People don’t give this city enough credit. Yes it’s small and there isn’t as much to do as its neighboring capital cities, but small can be just as good. You can do the same things in Bratislava as in any other European city, soak your feet in the fountains, wander the cobblestone streets, go to the lake, see a castle, walk along the river, relax at a cafe, and have a cold beer. On top of that there are strange statues all over the city. Look for them.
I went to a couchsurfing meetup am met a lot of wonderful Slovak and non Slovak people who have me an even better impression of what small capitals can offer. Friendly attitudes go a long way. They told me about a beach not to far out of the city, Zlate Piesky, were you can jump on trampolines in the water, wakeboard on a mechanically designed pulley system, and of course cool off with a beer in one of the many small cafe’s. I got there early in the morning as my host headed to work.
The crowds were nonexistent. but by early afternoon it was hard to maneuver around all the sunbathing bodies. I left the beach as my skin is brown enough and made an excursion out to the other side of Bratislava suburbs, Devon.

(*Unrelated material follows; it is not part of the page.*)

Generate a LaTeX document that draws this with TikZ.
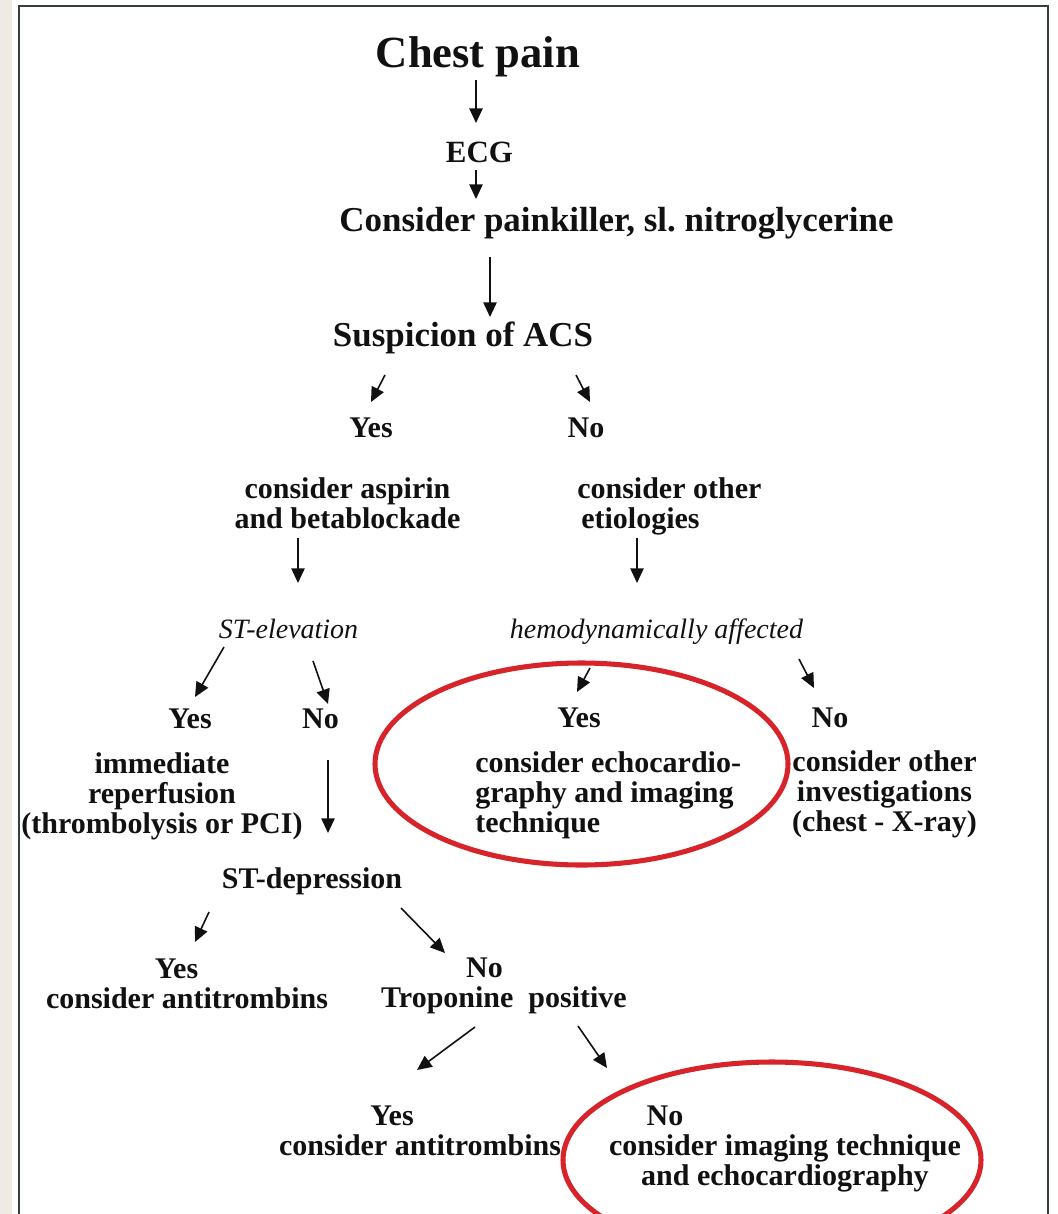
\documentclass[tikz,border=0pt]{standalone}
\usepackage{fontspec}
\setmainfont{Liberation Serif}
\usetikzlibrary{arrows.meta,calc}
\definecolor{framecol}{RGB}{55,62,62}
\definecolor{beige}{RGB}{238,235,228}
\definecolor{hl}{RGB}{214,36,42}
\definecolor{ink}{RGB}{17,17,17}
\frenchspacing
\tikzset{
  lbl/.style={inner sep=0pt, anchor=base, text=ink, font=\bfseries\fontsize{22.5}{22.5}\selectfont},
  bigtitle/.style={lbl, font=\bfseries\fontsize{33.4}{36}\selectfont},
  toplbl/.style={lbl, font=\bfseries\fontsize{26.2}{28}\selectfont},
  ecglbl/.style={lbl, font=\bfseries\fontsize{23.2}{24}\selectfont},
  itlbl/.style={lbl, font=\itshape\fontsize{21}{21}\selectfont},
  blk/.style={lbl, text width=300pt, align=flush center},
  blkl/.style={lbl, anchor=base west, text width=300pt, align=flush left},
  arr/.style={draw=ink, line width=1.2pt, -{Triangle[length=11pt,width=10pt]}},
  hilite/.style={draw=hl, line width=3.8pt}
}
\begin{document}
\begin{tikzpicture}[x=0.75pt,y=-0.75pt]
\useasboundingbox (0,0) rectangle (1057,1214);
\fill[beige] (0,0) rectangle (11.5,1214);
\draw[framecol, line width=1.9pt] (19,1220) -- (19,6) -- (1048,6) -- (1048,1220);

% highlight ellipses
\begin{scope}
\clip (0,0) rectangle (1057,1214);
\draw[hilite] (581.5,764) ellipse [x radius=206.5, y radius=101];
\draw[hilite] (772,1160) ellipse [x radius=209, y radius=98];
\end{scope}

% nodes
\node[bigtitle] (chest) at (478,67) {Chest pain};
\node[ecglbl] (ecg) at (479.5,162) {ECG};
\node[toplbl] (pain) at (616.5,231) {Consider painkiller, sl. nitroglycerine};
\node[toplbl] (susp) at (463,346) {Suspicion of ACS};
\node[lbl] (yes1) at (371,437) {Yes};
\node[lbl] (no1) at (586,437) {No};
\node[blk] (aspirin) at (347.5,498) {consider aspirin\\and betablockade};
\node[blkl] (other1) at (577,498) {consider other\\\hspace*{3pt}etiologies};
\node[itlbl] (stelev) at (288.5,638) {ST-elevation};
\node[itlbl] (hemo) at (656.5,638) {hemodynamically affected};
\node[lbl] (yes2) at (190,728) {Yes};
\node[lbl] (no2) at (320.5,728) {No};
\node[lbl] (yes3) at (579,727) {Yes};
\node[lbl] (no3) at (830,727) {No};
\node[blk] (immed) at (162,773) {immediate\\reperfusion\\(thrombolysis or PCI)};
\node[blkl] (echo) at (475,772) {consider echocardio-\\graphy and imaging\\technique};
\node[blk] (othinv) at (884.5,771) {consider other\\investigations\\(chest - X-ray)};
\node[lbl] (stdep) at (312,888) {ST-depression};
\node[lbl] (yes4) at (176.5,978) {Yes};
\node[lbl] (antitr1) at (187,1008) {consider antitrombins};
\node[lbl] (no4) at (484.5,977) {No};
\node[lbl] (trop) at (504,1007) {Troponine\ \ positive};
\node[lbl] (yes5) at (392,1125) {Yes};
\node[lbl] (antitr2) at (420,1155) {consider antitrombins};
\node[lbl] (no5) at (665,1125) {No};
\node[blk] (imaging) at (785,1155) {consider imaging technique\\and echocardiography};

% connectors
\draw[arr] ($(chest.base)+(-2,13)$) -- ($(ecg.base)+(-3.5,-39)$);
\draw[arr] ($(ecg.base)+(-3.5,8)$) -- ($(pain.base)+(-140.5,-32)$);
\draw[arr] ($(pain.base)+(-126.5,26)$) -- ($(susp.base)+(27,-29)$);
\draw[arr] ($(susp.base)+(-78,29)$) -- ($(yes1.base)+(0,-35)$);
\draw[arr] ($(susp.base)+(113,29)$) -- ($(no1.base)+(4,-35)$);
\draw[arr] ($(aspirin.base)+(-49.5,40)$) -- ($(stelev.base)+(9.5,-55)$);
\draw[arr] ($(other1.base west)+(60,40)$) -- ($(hemo.base)+(-19.5,-55)$);
\draw[arr] ($(stelev.base)+(-64.5,9)$) -- ($(yes2.base)+(5,-31)$);
\draw[arr] ($(stelev.base)+(24.5,23)$) -- ($(no2.base)+(7.5,-24)$);
\draw[arr] ($(hemo.base)+(-66.5,30)$) -- ($(yes3.base)+(-2,-35)$);
\draw[arr] ($(hemo.base)+(142.5,21)$) -- ($(no3.base)+(-16,-39)$);
\draw[arr] ($(no2.base)+(7.5,32)$) -- ($(stdep.base)+(16,-55)$);
\draw[arr] ($(stdep.base)+(-103,24)$) -- ($(yes4.base)+(18.5,-36)$);
\draw[arr] ($(stdep.base)+(89,20)$) -- ($(no4.base)+(-39.5,-24)$);
\draw[arr] ($(trop.base)+(-29,20)$) -- ($(yes5.base)+(25,-55)$);
\draw[arr] ($(trop.base)+(74,19)$) -- ($(no5.base)+(-58,-57)$);
\end{tikzpicture}
\end{document}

This is where a historic castle is positioned in the hills. It was the entry point of Christianity in 863 AD with its river-side location ideal for travellers, and the castle was a major seat of the Greater Moravian Empire of the period, the last time Slovakia was a major regional power. Its vivid medieval history touches several empires, undergoing multiple makeovers, it is maintained as a historically accurate ruin ordered by Napolean in 1809.